Take a look at MUJI’s kitchen scale.
I never imagined that I’d be buying a kitchen scale because I loved its design. It’s true that it is a bit pricey for a kitchen gadget – 3,900 JPY (about $40) – but it was irresistible.
Co-developed with Tanita, the Japanese major scale manufacturer, it’s also highly functional. You can measure weight from 1 gram to 2000 grams (about 4 lbs.) with great accuracy. Also, it alternates its power source. When there’s enough light, it runs on solar power.
After I bought this, I made some sweets just because I wanted to use it. This one new exciting product refreshed my interest in cooking! And now that I could measure ingredients in small portions accurately, I was able to become more creative and reduce the amount of sugar and butter without compromising the taste.
For long time, we’ve forgotten that the products we use on a daily basis could be, and should be, inspiring. Why? Because industrial products were introduced in massive quantities to relieve the tedium and pain of various everyday duties – cooking, cleaning or home improvement– and make them fast and easy. So we’d do the tasks as fast as possible using these products, and then forget about them. When we forgot about the tasks, we also forgot about the products.
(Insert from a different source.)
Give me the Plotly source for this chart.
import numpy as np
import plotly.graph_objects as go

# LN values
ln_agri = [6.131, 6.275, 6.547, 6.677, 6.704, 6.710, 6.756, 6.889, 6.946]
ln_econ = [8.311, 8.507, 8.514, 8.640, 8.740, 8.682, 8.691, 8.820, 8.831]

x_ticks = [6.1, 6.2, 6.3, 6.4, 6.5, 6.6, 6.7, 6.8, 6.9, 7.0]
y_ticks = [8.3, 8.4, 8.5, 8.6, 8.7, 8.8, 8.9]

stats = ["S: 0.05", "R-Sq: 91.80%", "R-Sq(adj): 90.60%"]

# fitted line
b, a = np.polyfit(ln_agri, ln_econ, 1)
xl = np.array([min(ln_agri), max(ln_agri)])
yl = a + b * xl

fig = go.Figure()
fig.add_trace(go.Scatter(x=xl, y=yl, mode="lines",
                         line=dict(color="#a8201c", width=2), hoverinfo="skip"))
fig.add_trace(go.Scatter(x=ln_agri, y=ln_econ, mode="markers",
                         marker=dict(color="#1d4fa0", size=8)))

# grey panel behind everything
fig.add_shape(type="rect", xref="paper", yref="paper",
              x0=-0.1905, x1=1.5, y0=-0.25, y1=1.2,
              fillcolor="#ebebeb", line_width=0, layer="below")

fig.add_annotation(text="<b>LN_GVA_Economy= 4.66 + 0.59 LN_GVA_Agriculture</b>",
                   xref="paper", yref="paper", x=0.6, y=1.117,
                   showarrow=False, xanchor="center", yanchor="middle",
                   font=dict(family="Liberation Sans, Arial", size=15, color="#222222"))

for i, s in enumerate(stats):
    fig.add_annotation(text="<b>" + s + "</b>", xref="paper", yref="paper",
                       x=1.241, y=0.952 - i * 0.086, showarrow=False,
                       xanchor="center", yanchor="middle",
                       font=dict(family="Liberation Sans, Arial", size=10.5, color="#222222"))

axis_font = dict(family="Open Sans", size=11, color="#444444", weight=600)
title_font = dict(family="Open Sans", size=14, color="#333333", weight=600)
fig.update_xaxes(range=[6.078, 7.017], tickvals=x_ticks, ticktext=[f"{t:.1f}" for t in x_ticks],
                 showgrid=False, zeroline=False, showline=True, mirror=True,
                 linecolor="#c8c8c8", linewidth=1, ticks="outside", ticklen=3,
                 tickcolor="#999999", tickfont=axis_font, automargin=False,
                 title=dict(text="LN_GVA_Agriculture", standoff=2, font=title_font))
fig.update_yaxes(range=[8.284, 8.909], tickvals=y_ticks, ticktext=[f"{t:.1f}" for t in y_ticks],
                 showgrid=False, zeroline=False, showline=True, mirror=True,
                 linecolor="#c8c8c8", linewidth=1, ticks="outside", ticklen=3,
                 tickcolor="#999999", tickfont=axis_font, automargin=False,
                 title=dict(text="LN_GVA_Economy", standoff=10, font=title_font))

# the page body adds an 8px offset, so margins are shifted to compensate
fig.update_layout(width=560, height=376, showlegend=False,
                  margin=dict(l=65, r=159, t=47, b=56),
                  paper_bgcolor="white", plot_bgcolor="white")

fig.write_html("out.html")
But actually, we feel a tremendous sense of accomplishment when we achieve something using our own hands, overcoming tedious processes. And our daily life is full of such tasks that require us to roll up our sleeves and get to work. But while many products define their mission as freeing us from tediousness works, not many of them think about how they could make the experience more rewarding so that the users could feel accomplished.
From the get-go, Method made it its mission to “make cleaning fun” as a house cleaning product company. Yes, even cleaning can be fun, if we can get some help from inspiring products that can turn “tedious processes” into something more engaging, creative or uplifting. MUJI is committed to design products that will inspire users to design their own life style. Profound happiness can come from a small product that makes us remember that WE – not the handy appliance we use – CAN accomplish something pretty cool.